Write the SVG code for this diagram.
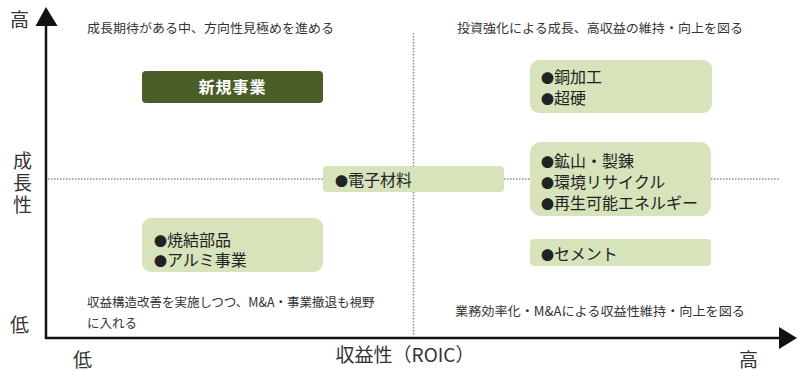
<svg xmlns="http://www.w3.org/2000/svg" width="799" height="371" viewBox="0 0 799 371">
<style>
.q{font-family:"Noto Sans CJK JP","Noto Sans",sans-serif;font-size:12.5px;fill:#333}
.b{font-family:"Noto Sans CJK JP","Noto Sans",sans-serif;font-size:16px;fill:#222}
.bu{font-size:13px}
.ax{font-family:"Noto Sans CJK JP","Noto Sans",sans-serif;font-size:19px;fill:#333}
.lb{fill:#d7e3bb}
.dot{stroke:#8a8a8a;stroke-width:1.5;stroke-dasharray:1.5 1.5;fill:none}
.axis{stroke:#111;stroke-width:2.5;fill:none}
</style>
<rect width="799" height="371" fill="#fff"/>
<g id="grid">
<line class="dot" x1="413.5" y1="33" x2="413.5" y2="336"/>
<line class="dot" x1="48" y1="179" x2="780" y2="179"/>
</g>
<g id="connectors">
<line class="axis" x1="46" y1="339" x2="46" y2="24"/>
<polygon points="46,7 35.5,26 57.5,26" fill="#111"/>
<line class="axis" x1="45" y1="338" x2="782" y2="338"/>
<polygon points="797,338 779,327 779,349" fill="#111"/>
</g>
<g id="axis-labels">
<text class="ax" x="10" y="27">高</text>
<text class="ax" x="13" y="168">成</text>
<text class="ax" x="13" y="190">長</text>
<text class="ax" x="13" y="212">性</text>
<text class="ax" x="10" y="332">低</text>
<text class="ax" x="73" y="367">低</text>
<text class="ax" x="405" y="362" text-anchor="middle" font-size="18">収益性（ROIC）</text>
<text class="ax" x="739" y="367">高</text>
</g>
<g id="quadrant-texts">
<text class="q" x="87" y="33" textLength="247" lengthAdjust="spacingAndGlyphs">成長期待がある中、方向性見極めを進める</text>
<text class="q" x="457" y="33" textLength="286" lengthAdjust="spacingAndGlyphs">投資強化による成長、高収益の維持・向上を図る</text>
<text class="q" x="87" y="307">収益構造改善を実施しつつ、M&amp;A・事業撤退も視野</text>
<text class="q" x="87" y="328">に入れる</text>
<text class="q" x="455" y="316" textLength="290" lengthAdjust="spacingAndGlyphs">業務効率化・M&amp;Aによる収益性維持・向上を図る</text>
</g>
<g id="node-shinki">
<rect x="142" y="71" width="181" height="32" rx="4" fill="#4a5d29"/>
<text x="232.5" y="93" text-anchor="middle" font-family="Noto Sans CJK JP, sans-serif" font-size="16" font-weight="bold" fill="#fff" letter-spacing="1">新規事業</text>
</g>
<g id="node-dou">
<rect class="lb" x="530" y="60" width="182" height="53" rx="9"/>
<text class="b" x="541" y="83"><tspan class="bu">●</tspan>銅加工</text>
<text class="b" x="541" y="104"><tspan class="bu">●</tspan>超硬</text>
</g>
<g id="node-denshi">
<rect class="lb" x="323" y="166" width="181" height="26" rx="4"/>
<text class="b" x="335" y="186"><tspan class="bu">●</tspan>電子材料</text>
</g>
<g id="node-kozan">
<rect class="lb" x="530" y="142" width="181" height="74" rx="11"/>
<text class="b" x="541" y="167"><tspan class="bu">●</tspan>鉱山・製錬</text>
<text class="b" x="541" y="188"><tspan class="bu">●</tspan>環境リサイクル</text>
<text class="b" x="541" y="209"><tspan class="bu">●</tspan>再生可能エネルギー</text>
</g>
<g id="node-cement">
<rect class="lb" x="530" y="239" width="181" height="27" rx="4"/>
<text class="b" x="541" y="260"><tspan class="bu">●</tspan>セメント</text>
</g>
<g id="node-shoketsu">
<rect class="lb" x="142" y="218" width="181" height="54" rx="9"/>
<text class="b" x="154" y="246"><tspan class="bu">●</tspan>焼結部品</text>
<text class="b" x="154" y="266"><tspan class="bu">●</tspan>アルミ事業</text>
</g>
</svg>
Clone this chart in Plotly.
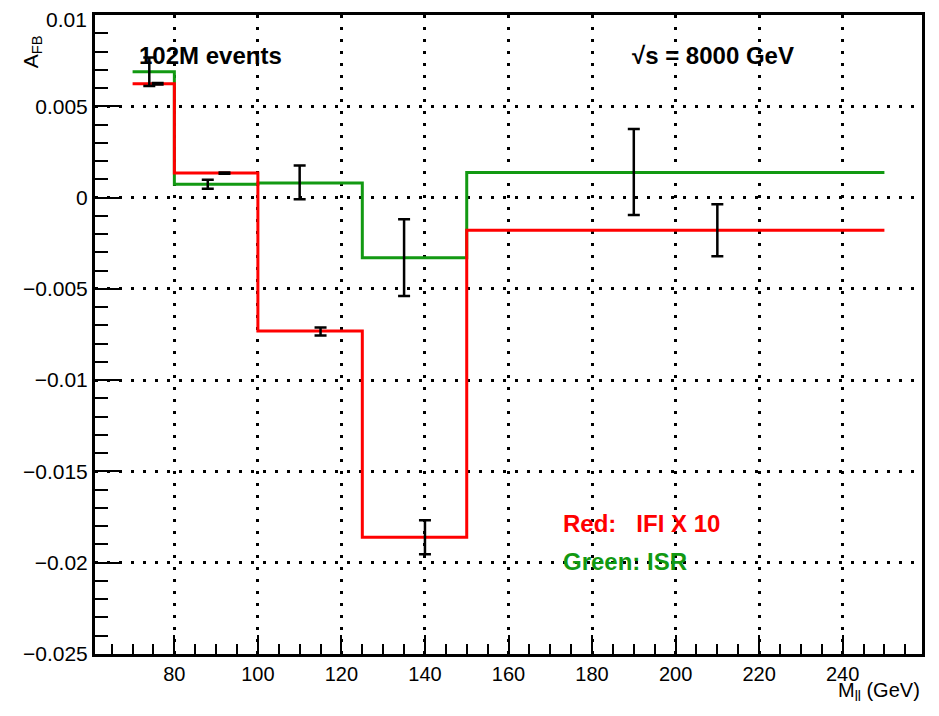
import plotly.graph_objects as go

# ---- data ----
edges = [70, 80, 100, 125, 150, 250]
ifi_x10 = [0.00623, 0.00134, -0.00731, -0.0186, -0.00179]
isr = [0.00689, 0.00073, 0.00080, -0.00330, 0.00138]

isr_pts_x = [74, 88, 110, 135, 190]
isr_pts_y = [0.00689, 0.00073, 0.00083, -0.00329, 0.00140]
isr_err = [0.00078, 0.00025, 0.00092, 0.00210, 0.00236]

ifi_pts_x = [76, 92, 115, 140, 210]
ifi_pts_y = [0.00623, 0.00134, -0.00733, -0.0186, -0.00179]
ifi_err = [0.00004, 0.00004, 0.00022, 0.00093, 0.00142]

ytick_vals = [-0.025, -0.02, -0.015, -0.01, -0.005, 0, 0.005, 0.01]
ytick_text = ["\u22120.025", "\u22120.02", "\u22120.015", "\u22120.01", "\u22120.005", "0", "0.005", ""]
top_tick_label = "0.01"
xtick_vals = [80, 100, 120, 140, 160, 180, 200, 220, 240]

RED = "#ff0000"
GREEN = "#129912"
FONT = "Liberation Sans, Arial, sans-serif"

fig = go.Figure()

fig.add_trace(go.Scatter(
    x=edges, y=isr + [isr[-1]], mode="lines", line=dict(shape="hv", color=GREEN, width=3),
    showlegend=False, hoverinfo="skip"))
fig.add_trace(go.Scatter(
    x=edges, y=ifi_x10 + [ifi_x10[-1]], mode="lines", line=dict(shape="hv", color=RED, width=3),
    showlegend=False, hoverinfo="skip"))

for px, py, pe in [(isr_pts_x, isr_pts_y, isr_err), (ifi_pts_x, ifi_pts_y, ifi_err)]:
    fig.add_trace(go.Scatter(
        x=px, y=py, mode="markers", marker=dict(size=1, color="black", opacity=0),
        error_y=dict(type="data", array=pe, visible=True, color="black", thickness=2.5, width=6),
        showlegend=False))

grid = dict(showgrid=True, gridcolor="black", griddash="3px,9px", gridwidth=2.5)

fig.update_xaxes(
    range=[61, 259], tickvals=xtick_vals, ticks="inside", ticklen=19, tickwidth=2, tickcolor="black",
    minor=dict(dtick=5, tick0=0, ticks="inside", ticklen=10, tickwidth=2, tickcolor="black", showgrid=False),
    showline=True, linecolor="black", linewidth=3, mirror=True, zeroline=False,
    ticklabeloverflow="allow",
    tickfont=dict(family=FONT, size=20, color="black"), **grid)
fig.update_yaxes(
    range=[-0.025, 0.01], tickvals=ytick_vals, ticktext=ytick_text, ticks="inside", ticklen=25,
    tickwidth=2, tickcolor="black",
    minor=dict(dtick=0.001, tick0=0, ticks="inside", ticklen=13, tickwidth=2, tickcolor="black", showgrid=False),
    showline=True, linecolor="black", linewidth=3, mirror=True, zeroline=False,
    ticklabeloverflow="allow",
    tickfont=dict(family=FONT, size=21, color="black"), **grid)

annos = [
    dict(text="<b>102M events</b>", x=0.051, y=0.937, xanchor="left", yanchor="middle",
         font=dict(size=24, color="black")),
    dict(text="<b>\u221as = 8000 GeV</b>", x=0.647, y=0.937, xanchor="left", yanchor="middle",
         font=dict(size=24, color="black")),
    dict(text="<b>Red:\u00a0\u00a0\u00a0IFI X 10</b>", x=0.563, y=0.205, xanchor="left", yanchor="middle",
         font=dict(size=24, color=RED)),
    dict(text="<b>Green: ISR</b>", x=0.563, y=0.144, xanchor="left", yanchor="middle",
         font=dict(size=24, color=GREEN)),
    dict(text=top_tick_label, x=-0.0075, y=0.9937, xanchor="right", yanchor="middle",
         font=dict(size=21, color="black")),
    dict(text="A<sub>FB</sub>", x=-0.076, y=0.942, xanchor="center", yanchor="middle", textangle=-90,
         font=dict(size=21, color="black")),
    dict(text="M<sub>ll</sub> (GeV)", x=1.0, y=-0.059, xanchor="right", yanchor="middle",
         font=dict(size=20, color="black")),
]
for a in annos:
    a.update(xref="paper", yref="paper", showarrow=False)
    a["font"]["family"] = FONT
fig.update_layout(annotations=annos)

# page body has an 8px margin; plot area targeted at x 95..922, y 15..654 in the window
fig.update_layout(
    width=923, height=700, margin=dict(l=87, r=9, t=7, b=54, autoexpand=False),
    paper_bgcolor="white", plot_bgcolor="white", font=dict(family=FONT),
)

fig.write_html("out.html")
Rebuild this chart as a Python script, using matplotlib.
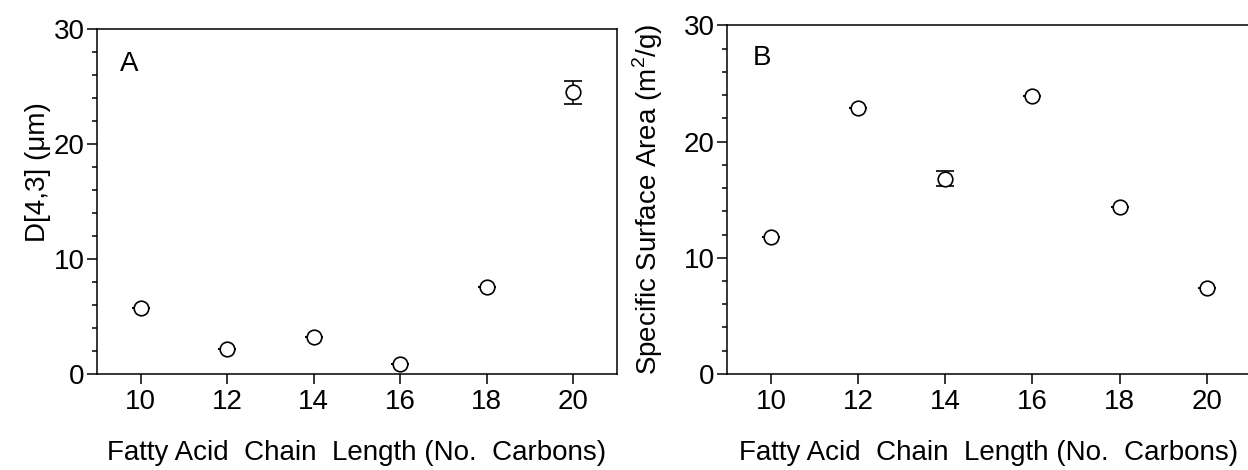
import matplotlib.pyplot as plt
from matplotlib.ticker import MultipleLocator

# chain length (number of carbons)
carbons = [10, 12, 14, 16, 18, 20]

# panel A: volume-weighted mean diameter D[4,3] (um)
d43 = [5.75, 2.2, 3.25, 0.9, 7.6, 24.5]
d43_err = [0, 0, 0, 0, 0, 1.0]

# panel B: specific surface area (m2/g)
ssa = [11.8, 22.9, 16.8, 23.9, 14.4, 7.4]
ssa_err = [0, 0, 0.65, 0, 0, 0]

plt.rcParams['font.family'] = ['Liberation Sans', 'DejaVu Sans']
plt.rcParams['mathtext.fontset'] = 'custom'
plt.rcParams['mathtext.rm'] = 'Liberation Sans'
plt.rcParams['font.size'] = 20

fig = plt.figure(figsize=(12.48, 4.70), dpi=100)
axA = fig.add_axes([0.0780, 0.2043, 0.4160, 0.7334])
axB = fig.add_axes([0.5828, 0.2043, 0.4190, 0.7419])


def style(ax):
    ax.set_xlim(9, 21)
    ax.set_ylim(0, 30)
    ax.xaxis.set_major_locator(MultipleLocator(2))
    ax.yaxis.set_major_locator(MultipleLocator(10))
    ax.yaxis.set_minor_locator(MultipleLocator(2))
    ax.tick_params(axis='both', which='major', direction='out', length=7,
                   width=1.1, labelsize=20)
    ax.tick_params(axis='y', which='minor', direction='out', length=3.5, width=1.1)
    ax.tick_params(axis='x', pad=4)
    ax.tick_params(axis='y', pad=2)
    ax.tick_params(top=False, right=False)
    for s in ax.spines.values():
        s.set_linewidth(1.1)
    ax.set_xlabel('Fatty Acid  Chain  Length (No.  Carbons)', fontsize=20, labelpad=18)


for ax, y, e in [(axA, d43, d43_err), (axB, ssa, ssa_err)]:
    ax.errorbar(carbons, y, yerr=e, fmt='o', mfc='white', mec='black', mew=1.2,
                ms=10.5, ecolor='black', elinewidth=1.1, capsize=6.5, capthick=1.1)
    style(ax)

axA.set_ylabel('D[4,3] (μm)', fontsize=20)
axA.yaxis.set_label_coords(-0.090, 0.587)
axB.set_ylabel('Specific Surface Area (m$^2$/g)', fontsize=20)
axB.yaxis.set_label_coords(-0.120, 0.50)
axB.spines['right'].set_visible(False)

axA.text(0.044, 0.90, 'A', transform=axA.transAxes, fontsize=20, va='center')
axB.text(0.048, 0.906, 'B', transform=axB.transAxes, fontsize=20, va='center')

fig.savefig('out.png', dpi=100)
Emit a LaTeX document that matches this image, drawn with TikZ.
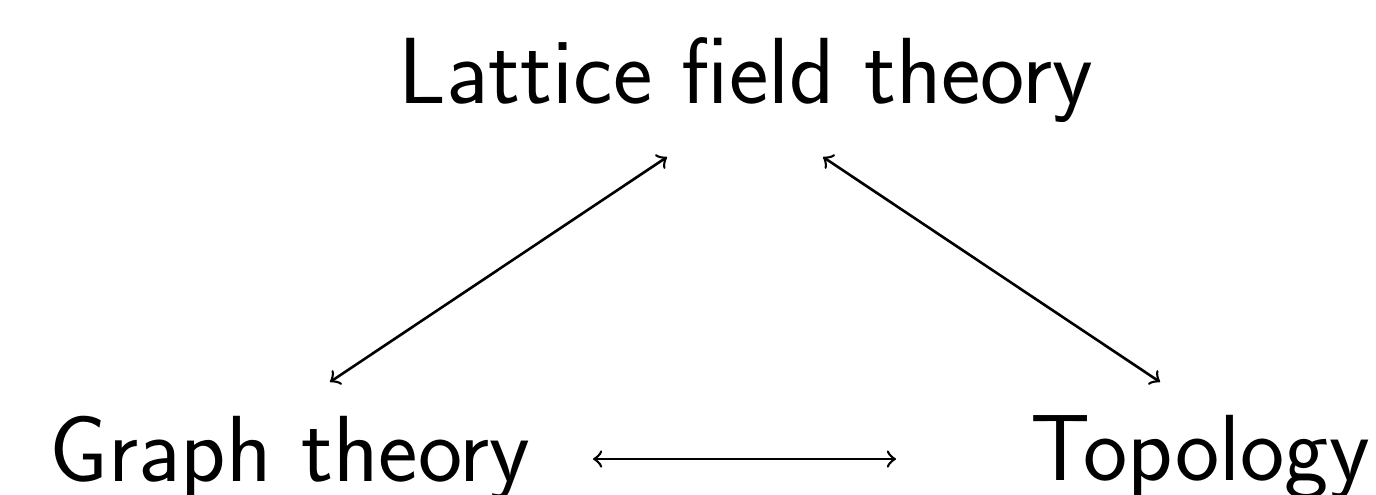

* [Written request]:
Pull every line containing the word "this" out of the material and copy it.

* [Exercise answer]:
Write the SVG code for this diagram.
Clone this chart in Plotly.
Rebuild this chart as a Python script, using matplotlib.
Emit a LaTeX document that matches this image, drawn with TikZ.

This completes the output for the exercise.